Из Сарая приходили такие вести, что все только крестились и ахали. Один Михаил Ярославич ничем не выдавал беспокойства, словно знал уж вести те наперед. От одного Константина ждал весточки с трепетом, даже в лице менялся, когда приходил от него какой-нибудь человек с малой грамоткой или словами. Но, слава Богу, худого пока ничего о Константине не было слышно. Одно хорошее: так полюбился он своей милотой и сердечной привязчивостью старшей Узбековой жене Балаяне, что она всякий день к себе его кличет, сама забавится, как дитя, и его забавляет.
«И то…» — сумрачно кивал Михаил Ярославич, но тут же спешил сообщить о Костяше княгине и уж до вечера затворялся на теремном верху.
Однако жизнь на Руси не остановилась, шла своим чередом туда, куда, видно, и была ей дорога…
Летом вдруг ни с того ни с сего к новгородцам вернулся рассудок. Как внезапно ополоумели, так внезапно и вразумишись: Афанасию отказали в кормлении и выставили его на Москву, а в Тверь к великому князю прислали смиренных послов. Впрочем, послы были те же…
Новгородский владыка Давид за тот год, что не видел его Михаил Ярославич, отчего-то сильно состарился (может, какая болезнь точила архиепископа?), обрюзг лицом, поскучнел глазами, и волосы из-под клобука уж не бились смоляными, неслушными прядями, а свисали жидкой, пегой от седины гривкой. И хотя в речах остался он по-прежнему шумен, говорил уж о другом.

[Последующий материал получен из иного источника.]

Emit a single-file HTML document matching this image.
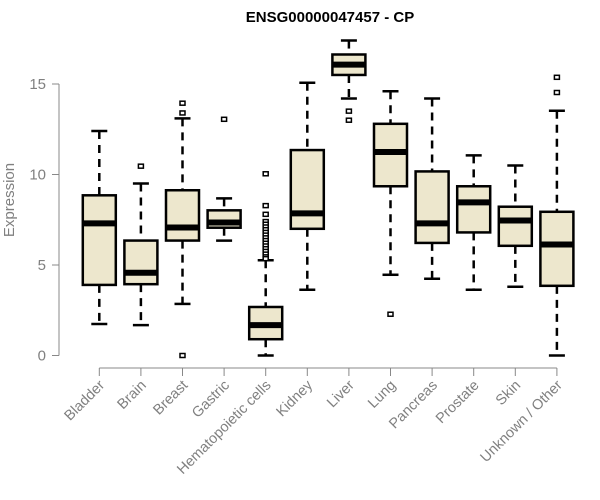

Говорил о надобности прощения и милосердия, о том, что сильно искушение, а люди подвержены омрачению и злобе, о том, что новгородцы поняли и признали свою вину перед великим князем, готовы вновь принять его на прежней Феоктистовой грамоте, коли будет он так же милостив, как бывал уж милостив к ним. Просил отпустить аманатов и боле не задерживать купцов на Твери — с одними шведами да немцами торговать, мол, им мало выгоды стало, потому как немецким товаром не то что амбары и склады, а все лодьи забиты, и хорошо б тот товар, как раньше, на Русь пустить, от того и Низовой Руси, мол, выгода будет.
Михаил Ярославич слушал его и не слышал — скучен ему стал владыка.
— Что ж, великий князь, — архиепископ вздохнул и развел руками, — желаем спокойствия и тишины.
— Что ж Москва-то, не дала вам покоя?
— Омрачены были, великий князь.
— Больно вы легко омрачаетесь, — усмехнулся Михаил Ярославич.
— Невоздержны, — согласился владыка. — Однако ныне со всей Русью без распри желаем жить.
«Поздно, поздно, святый отче, — про себя подумал великий князь, — не дали вы мне Русь-то собрать, не дали…»
От горькой мысли чуть было не впустил злобу в сердце, как прежде, чуть было не сорвался в крик, однако другой уж стал Михаил Ярославич — сдержался.
Так ответил:
— Купцов на низ посылайте — не трону. Заложников отдаю. — Не ожидавшие, что так скоро добьются от великого князя того, зачем пришли, новгородцы вскинулись бородами, запереглядывались, мол, что дальше…
Михаил Ярославич молчал. Потом поднялся. Был он страшен, глаза пылали, налитые обидой и гневом. Разом и всем почудилось, так тоже бывает, что сейчас великий князь переменится, обратит сказанное в потешную шутку, а всерьез велит схватить новгородских послов и тут же повесить, убить, растерзать. Бледные стояли новгородцы пред князем. Михаил Ярославич молчал. Потом пригасил глаза и твердо, ненавистно сказал:
— Мира вам не даю. Не будет вам мира. Стыжусь с вами мира бесчестного, потому что бесчестные вы.
— Князь, князь, истинно видим — велик! — закланялись в пояс бояре. — С Русью желаем жить! Люб ты нам, Михаил Ярославич! Прими!
«Поздно! Поздно!» — рыдало сердце.
— Нет вам мира. Ждите, придет и вам кара.
Наконец, словно благодатный дождь пролился на иссушенную землю, ожил Михаил Ярославич. Пришла весть, та весть, какую он ждал давно: Юрий с войском шел из Орды на Русь. И это был другой Юрий.